There’s nothing new about Egypt’s dollar shortage. What’s different now is it’s battering the stock market.
Egypt’s EGX 30 Index overtook Colombia’s benchmark gauge of equities on Wednesday to become the world’s worst performer this year after the government barred Egyptian investors from acquiring foreign currency by buying shares locally and selling them abroad. Proceeds must now be collected in Egyptian pounds. Commercial International Bank Egypt SAE, which makes up almost 40 percent of the index, tumbled 12 percent since the government limited the trade on June 29 through Wednesday.
Egypt has struggled with a foreign-currency shortage since the 2011 Arab Spring protests sent investors and tourists fleeing. The new rule, which adds to a dollar-deposit limit aimed at fighting black-market trading, coincided with the nation’s first political assassination in decades and the Greek austerity vote that’s fueled a slide in emerging-market stocks.

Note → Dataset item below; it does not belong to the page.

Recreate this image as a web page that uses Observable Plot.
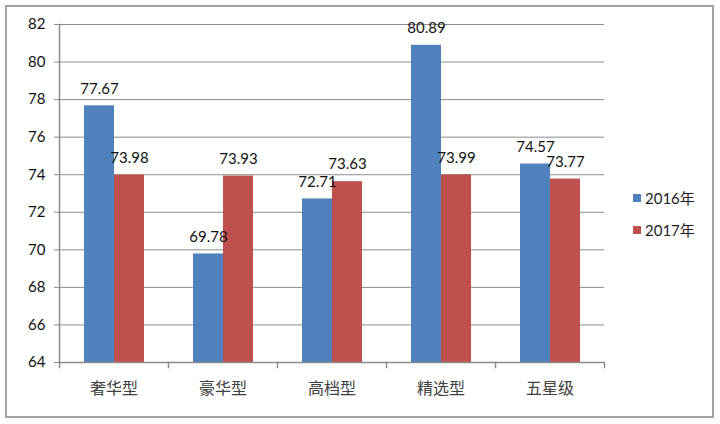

The losses are due to “a combination of the deterioration in security, the Greece-related emerging-markets selloff and the foreign-currency situation,” Wael Ziada, the head of research at Cairo-based investment bank EFG-Hermes Holding SAE, said by phone on Wednesday. “A source of demand for stocks with global depositary receipt programs, key among which is CIB, has been investors looking for a way to get dollars in their bank accounts. That’s no longer possible.”
‘Continued Downside’
The EGX 30 declined 15 percent so far this year, the most since the same period in 2011, the year President Hosni Mubarak was toppled in a popular uprising. The gauge rose 0.6 percent as of 12:14 p.m. in Cairo led by CIB’s 2.1 percent increase.

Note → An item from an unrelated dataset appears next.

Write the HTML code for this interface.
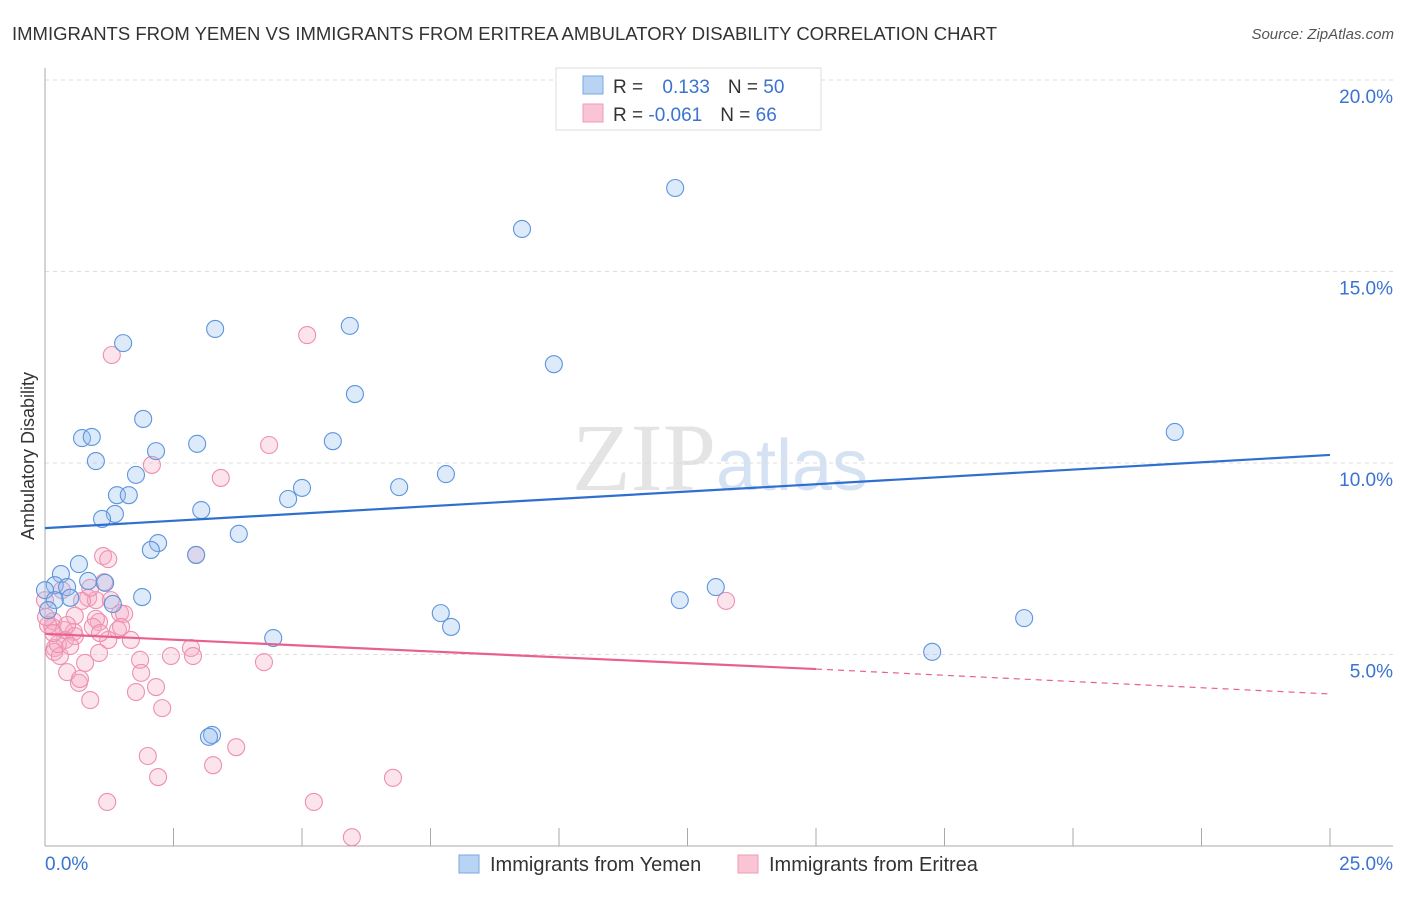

Escalating violence between Islamist militants and security personnel has hurt efforts to revive Egypt’s economy. Chief prosecutor Hisham Barakat, who played a role in the trial of leading Islamists after President Mohamed Morsi’s military-led ouster two years ago, was assassinated in Cairo on June 29. Islamic State-linked gunmen later that week started multiple attacks on Egyptian security services in the Sinai peninsula, to which the military has been retaliating.
Lack of progress on government pledges to investors to delay a capital-gains tax, cut income taxes and hold parliamentary elections is also hurting shares, according to Cairo-based investment bank CI Capital Holding. Laws needed to implement those promises have yet to be passed.
“Investors got what they want to hear, but it isn’t materializing, so it’s meaningless,” Alia El Mehelmy, an equities analyst at CI Capital in Cairo, said by phone. “There could be continued downside in the absence of clarity on legislation from the government.”